Some years ago, Arundhati Roy argued how NGO-isation depoliticized and killed public resistance movements. It has been a widely held point-of-view globally as well that NGOs speaking up for people is a ploy of capitalism and exploitative States to convert genuine resistance movements into negotiations. NGO-isation leading to genuine activists being coopted into the system as its paid agents ensures that any potential resistance can be muffled, controlled or regulated.
What’s happening in Kerala in the wake of the acquittal of the accused in the sexual abuse and death of two minor girls for want of evidence is something similar. Although the acquittal appeared to be gross injustice because the police and the prosecution have obviously failed to convince the court that the accused had indeed committed the crime, and the victims’ parents charged the ruling party with sabotaging the case, there’s hardly any public outcry except sporadic social media posts. Viewed against the violence unleashed on Kerala’s streets a few years ago when a woman—who had been arrested and jailed for defrauding people—accused the ministers and MLAs of the UDF government of both financial and sexual exploitation, this is bizarre.

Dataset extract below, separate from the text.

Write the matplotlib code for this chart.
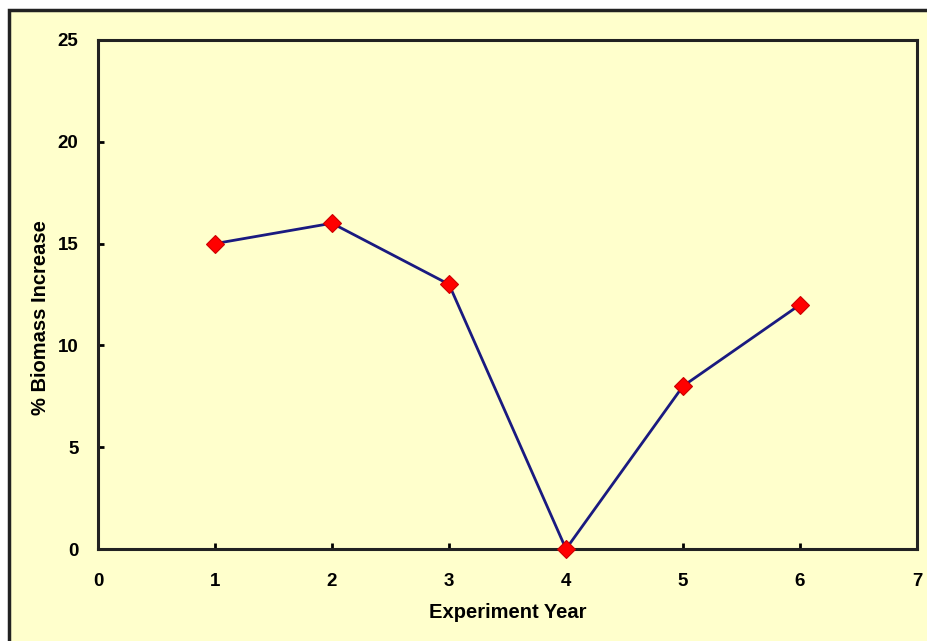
import matplotlib
matplotlib.use("Agg")
import matplotlib.pyplot as plt
from matplotlib.patches import Rectangle

years = [1, 2, 3, 4, 5, 6]
biomass = [15, 16, 13, 0, 8, 12]
xticks = [0, 1, 2, 3, 4, 5, 6, 7]
yticks = [0, 5, 10, 15, 20, 25]

bg = "#FFFFCC"
plt.rcParams['font.family'] = ['Liberation Sans', 'DejaVu Sans']

fig = plt.figure(figsize=(9.27, 6.41), dpi=100)
fig.patch.set_facecolor("white")
# chart area with black frame (runs off right/bottom edge)
fig.patches.append(Rectangle((9/927, -0.05), 1.05, 1 - 10/641 + 0.05,
                             transform=fig.transFigure, facecolor=bg,
                             edgecolor="#222222", linewidth=2.5, zorder=-1))

ax = fig.add_axes([98/927, 1 - 549/641, 819/927, 509/641])
ax.set_facecolor(bg)
ax.plot(years, biomass, color="#1a1a80", linewidth=2, marker="D",
        markersize=9.5, markerfacecolor="#ff0000", markeredgecolor="#cc0000",
        markeredgewidth=0.8, zorder=3, clip_on=False)

ax.set_xlim(0, 7)
ax.set_ylim(0, 25)
ax.set_xticks(xticks)
ax.set_yticks(yticks)
ax.tick_params(direction="in", length=4, width=2, labelsize=13.5)
ax.tick_params(axis="x", pad=17)
ax.tick_params(axis="y", pad=14)
for lab in ax.get_xticklabels() + ax.get_yticklabels():
    lab.set_fontweight("bold")
for s in ax.spines.values():
    s.set_linewidth(2.2)
    s.set_color("#222222")

ax.set_xlabel("Experiment Year", fontsize=14.5, fontweight="bold", labelpad=10)
ax.set_ylabel("% Biomass Increase", fontsize=14.5, fontweight="bold",
              labelpad=5.5, y=0.455)

fig.savefig("out.png", dpi=100, facecolor=fig.get_facecolor())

If one looks at the case closely, everything about it is absolutely ridiculous and makes one worry about the latent lawlessness in a society: A 13-year-old girl from a very poor Dalit family “commits” suicide and her autopsy reveals that she was sexually abused, that too repeatedly, and that she bore injuries that were consistent with sexual abuse. Less than two months later, her sister, just about nine years old, also “commits” suicide in the same fashion. The police make arrest, registers a case, investigates and frames charges. Finally, when the trial is concluded, the judge proclaims that there was not enough evidence to sentence the accused.